Brazil Coffee Loss Seen Less Severe Than Forecast, Minister Says

Jun 02, 2014 11:00 pm ET

June 3 (Bloomberg) -- Brazil coffee growers may face less severe losses than officially estimated as the first harvested beans indicate that rains last month reduced the impact of the worst drought in 50 years, the agriculture minister said.

Brazil’s crop forecasting agency Conab reduced last month its estimate for this year’s coffee output to 44.6 million bags, from a January forecast of 46.5 million to 50.2 million bags. The forecast may be revised by the end of the harvest, Minister Neri Geller said in interview yesterday. Each bag weighs 60 kilograms (132 pounds).

“I’m not going to give figures, but we expect that the output can be higher than that,” Geller said in an interview from his office in Brasilia. “And growers manage to take good care of the trees because the prices have gone up, so we will have a bumper crop for next year.”

High temperatures and low rainfall in growing areas have fueled a 55 percent surge in prices this year and are expected to cut output for the mild-tasting arabica beans used in blends for Starbucks Corp. and Nestle SA by 16 percent to 32.2 million bags from 38.3 million last year, according to Conab.

Geller also said a proposed auction of coffee stockpiles that was published in the official gazette is on hold and may take place by the end of the year.

“What we have is the authorization to do the auction, but we will only do this if prices somehow have a major spike, to avoid inflation pressures,” Geller said. “The price level at which we will decide on the auction will be set in meetings with the coffee industry.”

Ethanol Mix

Brazil’s government is considering raising to 27.5 percent from 25 percent the ethanol mix in gasoline, with a decision possible by the end of the year, according to Geller. That could help state-run Petroleo Brasileiro SA reduce fuel imports.

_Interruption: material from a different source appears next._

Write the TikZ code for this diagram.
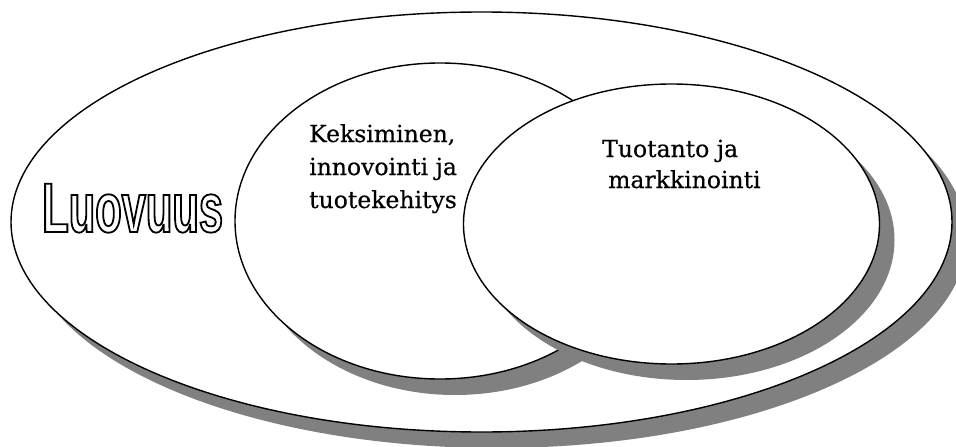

“This is a request by the sugar industry, and everything that could be done here in the agriculture ministry has been done,” Geller said. “Now it’s up to the energy and finance ministries.”

The decision would be similar to a measure taken last week by the government to raise to 7 percent the biodiesel mix in diesel.

“The biodiesel mix was an agriculture ministry victory and will help boost soybean output for the next crop,” he said.